══ Exercise input ══

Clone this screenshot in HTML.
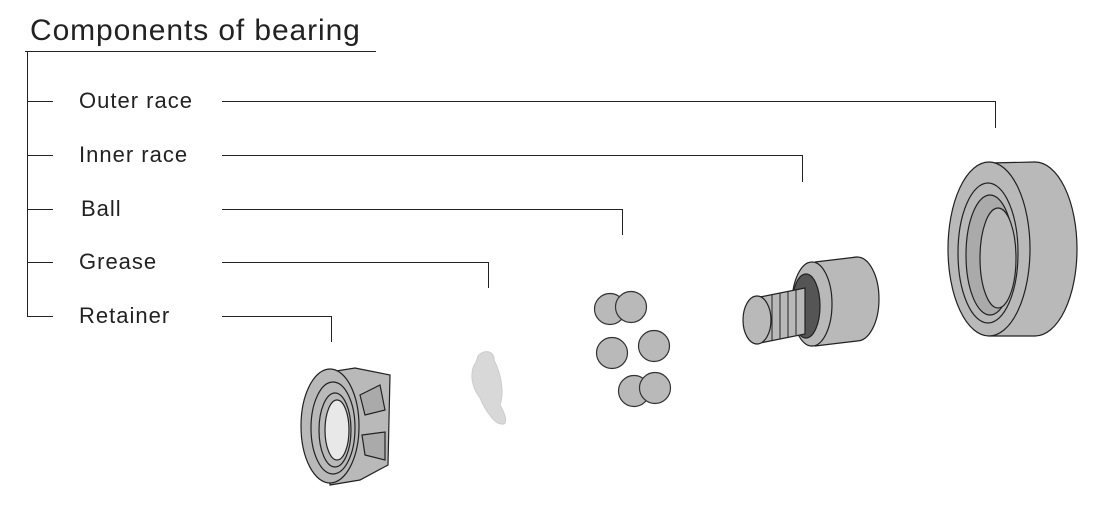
<!DOCTYPE html>
<html><head><style>
html,body{margin:0;padding:0;background:#fff;}
svg{display:block;}
text{font-family:"Liberation Sans",Arial,sans-serif;fill:#222;}
</style></head><body>
<svg width="1104" height="507" viewBox="0 0 1104 507" xmlns="http://www.w3.org/2000/svg">
<text x="30" y="40" font-size="30" letter-spacing="0.9">Components of bearing</text>
<g stroke="#222" stroke-width="1" fill="none">
<line x1="25" y1="51.5" x2="376" y2="51.5"/>
<line x1="27.5" y1="51" x2="27.5" y2="316"/>
<line x1="27" y1="101.5" x2="53" y2="101.5"/>
<line x1="27" y1="155.5" x2="53" y2="155.5"/>
<line x1="27" y1="209.5" x2="53" y2="209.5"/>
<line x1="27" y1="262.5" x2="53" y2="262.5"/>
<line x1="27" y1="316.5" x2="53" y2="316.5"/>
<polyline points="222,101.5 995.5,101.5 995.5,128"/>
<polyline points="222,155.5 802.5,155.5 802.5,182"/>
<polyline points="222,209.5 622.5,209.5 622.5,235"/>
<polyline points="222,262.5 488.5,262.5 488.5,288"/>
<polyline points="222,316.5 331.5,316.5 331.5,342"/>
</g>
<g font-size="22" letter-spacing="1">
<text x="79" y="108">Outer race</text>
<text x="79" y="162">Inner race</text>
<text x="81" y="216">Ball</text>
<text x="79" y="269">Grease</text>
<text x="79" y="323">Retainer</text>
</g>
<!-- balls -->
<g fill="#b9b9b9" stroke="#333" stroke-width="1.2">
<circle cx="610" cy="309" r="15.5"/><circle cx="631" cy="307" r="15.5"/>
<circle cx="612" cy="353" r="15.5"/><circle cx="654" cy="346" r="15.5"/>
<circle cx="634" cy="391" r="15.5"/><circle cx="655" cy="388" r="15.5"/>
</g>
<!-- grease -->
<path d="M478,356 C485,348 495,352 494,360 C500,372 505,390 500,405 C506,415 508,425 502,424 C495,425 485,410 480,398 C470,385 470,370 476,362 Z" fill="#d8d8d8" stroke="#ccc"/>
<!-- outer race -->
<g stroke="#222" stroke-width="1.2" fill="#b9b9b9">
<ellipse cx="1035" cy="249" rx="42" ry="87"/>
<path d="M989,163 L1035,162 L1035,336 L989,336 Z" stroke="none"/>
<line x1="989" y1="163" x2="1035" y2="162"/>
<line x1="989" y1="336" x2="1035" y2="336"/>
<ellipse cx="989" cy="249" rx="41" ry="87"/>
<ellipse cx="988" cy="253" rx="30" ry="70"/>
<ellipse cx="990" cy="255" rx="24" ry="60" fill="#aaa"/>
<ellipse cx="998" cy="258" rx="18" ry="50" fill="#b9b9b9"/>
</g>
<!-- inner race -->
<g stroke="#222" stroke-width="1.2" fill="#b9b9b9">
<ellipse cx="857" cy="299" rx="22" ry="42"/>
<path d="M815,262 L857,257 L857,341 L815,346 Z" stroke="none"/>
<line x1="815" y1="262" x2="857" y2="257"/>
<line x1="815" y1="346" x2="857" y2="341"/>
<ellipse cx="812" cy="304" rx="20" ry="42"/>
<ellipse cx="806" cy="306" rx="14" ry="32" fill="#555"/>
<path d="M760,297 L805,288 L805,334 L760,343 Z"/>
<g stroke-width="1"><line x1="772" y1="295" x2="772" y2="341"/><line x1="780" y1="293" x2="780" y2="339"/><line x1="788" y1="291" x2="788" y2="337"/><line x1="796" y1="289" x2="796" y2="335"/></g>
<ellipse cx="757" cy="320" rx="14" ry="24"/>
</g>
<!-- retainer -->
<g stroke="#222" stroke-width="1.2" fill="#b9b9b9">
<path d="M330,372 L355,368 L390,375 L388,465 L360,480 L330,485 Z"/>
<path d="M360,395 L380,385 L385,410 L365,415 Z" fill="#aaa"/>
<path d="M362,435 L385,432 L385,460 L365,455 Z" fill="#aaa"/>
<ellipse cx="330" cy="426" rx="29" ry="57"/>
<ellipse cx="333" cy="428" rx="22" ry="46"/>
<ellipse cx="335" cy="430" rx="16" ry="37"/>
<ellipse cx="337" cy="430" rx="12" ry="30" fill="#e8e8e8"/>
</g>
</svg>
</body></html>
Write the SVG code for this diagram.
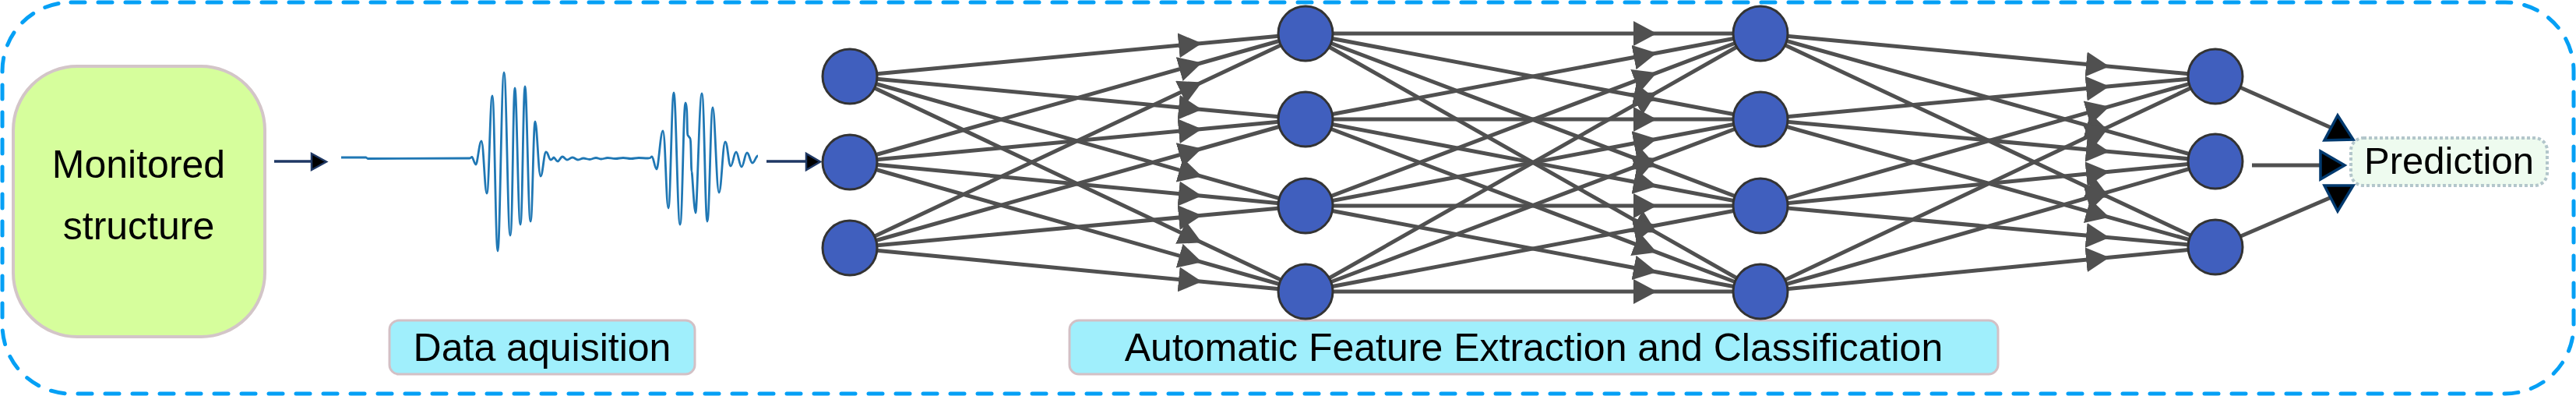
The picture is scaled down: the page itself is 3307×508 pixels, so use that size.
<svg xmlns="http://www.w3.org/2000/svg" width="3307" height="508" viewBox="0 0 3307 508">
<style>
.lbl{font-family:"Liberation Sans",Arial,sans-serif;font-size:50px;fill:#000;text-anchor:middle}
.edge{fill:none;stroke:#505050;stroke-width:5;marker-mid:url(#ah)}
.node{fill:#405FBE;stroke:#333333;stroke-width:3}
.out{fill:none;stroke:#505050;stroke-width:5}
.ohead{fill:#000;stroke:#00396E;stroke-width:3.5;stroke-linejoin:miter}
.cap{fill:#A0EFFC;stroke:#D3C0C5;stroke-width:3}
</style>
<defs>
<marker id="ah" viewBox="0 0 30 32" refX="30" refY="16" markerWidth="30" markerHeight="32" markerUnits="userSpaceOnUse" orient="auto">
<path d="M0,0 L30,16 L0,32 z" fill="#505050"/>
</marker>
</defs>
<rect id="frame" x="3" y="3" width="3301" height="502" rx="88" ry="88" fill="none" stroke="#05A0F5" stroke-width="5" stroke-dasharray="18 17" stroke-linecap="round"/>

<g id="monitored">
<rect x="17" y="85" width="323" height="347" rx="82" ry="82" fill="#D6FE9C" stroke="#D3C5C8" stroke-width="4"/>
<text class="lbl" x="178" y="228">Monitored</text>
<text class="lbl" x="178" y="307">structure</text>
</g>

<g id="signal">
<path d="M438,202 L470,202 L472,203.5 L603,203 C604.2,203 604.8,201.5 606,201.5 S609,211 611,211 S615.2,181 618,181 S622.2,248 625,248 S629.2,123 632,123 S636.2,322 639,322 S643.8,93 647,93 S651.8,302 655,302 S658.6,113 661,113 S665.2,288 668,288 S671.6,111 674,111 S678.2,284 681,284 S684.6,156 687,156 S691.2,226 694,226 S698.2,195 701,195 S704.6,205 707,205 S709.8,202 711,202 S714,207 716,207 S719.6,201 722,201 S725.6,205 728,205 S732.2,202 735,202 S739.2,205 742,205 S746.2,203 749,203 S754,204.5 757,204.5 S762,202.5 765,202.5 S769,204 772,204 S777,202.5 780,202.5 S786,203.5 790,203.5 S796,202.5 800,202.5 S806,203.5 810,203.5 S816,202.5 820,202.5 S827,203 832,203 S835,201 837,201 S840.6,217 843,217 S847.8,168 851,168 S855.2,267 858,267 S862.2,119 865,119 S869.8,288 873,288 S877.2,132 880,132 S881.8,174 883,174 S884.8,177 886,177 S887.2,220 888,220 S891,273 893,273 S897.8,120 901,120 S905.2,284 908,284 S912.2,138 915,138 S919.8,247 923,247 S927.8,182 931,182 S935.2,213 938,213 S942.2,195 945,195 S949.2,214 952,214 S956.2,196 959,196 S963.2,209 966,209 S970.2,200 973,200" fill="none" stroke="#1F77B4" stroke-width="2.8" stroke-linejoin="round"/>
</g>

<g id="data-label">
<rect class="cap" x="500" y="411" width="392" height="69" rx="12" ry="12"/>
<text class="lbl" x="696" y="463">Data aquisition</text>
</g>

<g id="feature-label">
<rect class="cap" x="1373" y="411" width="1192" height="69" rx="12" ry="12"/>
<text class="lbl" x="1969" y="463">Automatic Feature Extraction and Classification</text>
</g>

<g id="prediction">
<rect x="3018" y="177" width="252" height="61" rx="16" ry="16" fill="#EEFBEF" stroke="#B3C6CB" stroke-width="4" stroke-dasharray="4 3"/>
<text class="lbl" x="3144" y="223" style="font-size:49px">Prediction</text>
</g>

<g id="connectors">
<line x1="352" y1="207" x2="402" y2="207" stroke="#1F3864" stroke-width="3.5"/>
<polygon points="400,197 400,218 419,207.5" fill="#000" stroke="#1F3864" stroke-width="2.5"/>
<line x1="984" y1="207" x2="1037" y2="207" stroke="#1F3864" stroke-width="3.5"/>
<polygon points="1035,197 1035,218 1053,207.5" fill="#000" stroke="#1F3864" stroke-width="2.5"/>

<path class="edge" d="M1091,98 L1543,55.5 L1676,43"/>
<path class="edge" d="M1091,98 L1543,140.5 L1676,153"/>
<path class="edge" d="M1091,98 L1543,226.3 L1676,264"/>
<path class="edge" d="M1091,98 L1543,311.2 L1676,374"/>
<path class="edge" d="M1091,208 L1543,80.5 L1676,43"/>
<path class="edge" d="M1091,208 L1543,165.5 L1676,153"/>
<path class="edge" d="M1091,208 L1543,251.3 L1676,264"/>
<path class="edge" d="M1091,208 L1543,336.3 L1676,374"/>
<path class="edge" d="M1091,318 L1543,105.5 L1676,43"/>
<path class="edge" d="M1091,318 L1543,190.5 L1676,153"/>
<path class="edge" d="M1091,318 L1543,276.3 L1676,264"/>
<path class="edge" d="M1091,318 L1543,361.3 L1676,374"/>

<path class="edge" d="M1676,43 L2127,43 L2260,43"/>
<path class="edge" d="M1676,43 L2127,128 L2260,153"/>
<path class="edge" d="M1676,43 L2127,213.7 L2260,264"/>
<path class="edge" d="M1676,43 L2127,298.6 L2260,374"/>
<path class="edge" d="M1676,153 L2127,68 L2260,43"/>
<path class="edge" d="M1676,153 L2127,153 L2260,153"/>
<path class="edge" d="M1676,153 L2127,238.7 L2260,264"/>
<path class="edge" d="M1676,153 L2127,323.7 L2260,374"/>
<path class="edge" d="M1676,264 L2127,93.3 L2260,43"/>
<path class="edge" d="M1676,264 L2127,178.3 L2260,153"/>
<path class="edge" d="M1676,264 L2127,264 L2260,264"/>
<path class="edge" d="M1676,264 L2127,349 L2260,374"/>
<path class="edge" d="M1676,374 L2127,118.4 L2260,43"/>
<path class="edge" d="M1676,374 L2127,203.3 L2260,153"/>
<path class="edge" d="M1676,374 L2127,289 L2260,264"/>
<path class="edge" d="M1676,374 L2127,374 L2260,374"/>

<path class="edge" d="M2260,43 L2708,85.2 L2844,98"/>
<path class="edge" d="M2260,43 L2708,168.8 L2844,207"/>
<path class="edge" d="M2260,43 L2708,253.2 L2844,317"/>
<path class="edge" d="M2260,153 L2708,110.8 L2844,98"/>
<path class="edge" d="M2260,153 L2708,194.4 L2844,207"/>
<path class="edge" d="M2260,153 L2708,278.8 L2844,317"/>
<path class="edge" d="M2260,264 L2708,136.7 L2844,98"/>
<path class="edge" d="M2260,264 L2708,220.3 L2844,207"/>
<path class="edge" d="M2260,264 L2708,304.7 L2844,317"/>
<path class="edge" d="M2260,374 L2708,162.3 L2844,98"/>
<path class="edge" d="M2260,374 L2708,245.9 L2844,207"/>
<path class="edge" d="M2260,374 L2708,330.3 L2844,317"/>

<line class="out" x1="2844" y1="98" x2="2993" y2="164"/>
<line class="out" x1="2891" y1="212" x2="2980" y2="212"/>
<line class="out" x1="2844" y1="317" x2="2993" y2="253"/>
<polygon class="ohead" points="3001,148 2984,180 3021,179"/>
<polygon class="ohead" points="2979,194 2979,230 3010,212"/>
<polygon class="ohead" points="2984,238 3021,238 3001,271"/>
</g>

<g id="layer1">
<ellipse class="node" cx="1091" cy="98" rx="35" ry="35"/>
<ellipse class="node" cx="1091" cy="208" rx="35" ry="35"/>
<ellipse class="node" cx="1091" cy="318" rx="35" ry="35"/>
</g>
<g id="layer2">
<ellipse class="node" cx="1676" cy="43" rx="35" ry="35"/>
<ellipse class="node" cx="1676" cy="153" rx="35" ry="35"/>
<ellipse class="node" cx="1676" cy="264" rx="35" ry="35"/>
<ellipse class="node" cx="1676" cy="374" rx="35" ry="35"/>
</g>
<g id="layer3">
<ellipse class="node" cx="2260" cy="43" rx="35" ry="35"/>
<ellipse class="node" cx="2260" cy="153" rx="35" ry="35"/>
<ellipse class="node" cx="2260" cy="264" rx="35" ry="35"/>
<ellipse class="node" cx="2260" cy="374" rx="35" ry="35"/>
</g>
<g id="layer4">
<ellipse class="node" cx="2844" cy="98" rx="35" ry="35"/>
<ellipse class="node" cx="2844" cy="207" rx="35" ry="35"/>
<ellipse class="node" cx="2844" cy="317" rx="35" ry="35"/>
</g>
</svg>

═══

◆ Job:
Return from the data every line that holds "size".

◆ Problem solution:
<text x="30" y="40" font-size="30" letter-spacing="0.9">Components of bearing</text>
<g font-size="22" letter-spacing="1">
The picture is scaled down: the page itself is 3307×508 pixels, so use that size.
.lbl{font-family:"Liberation Sans",Arial,sans-serif;font-size:50px;fill:#000;text-anchor:middle}
<text class="lbl" x="3144" y="223" style="font-size:49px">Prediction</text>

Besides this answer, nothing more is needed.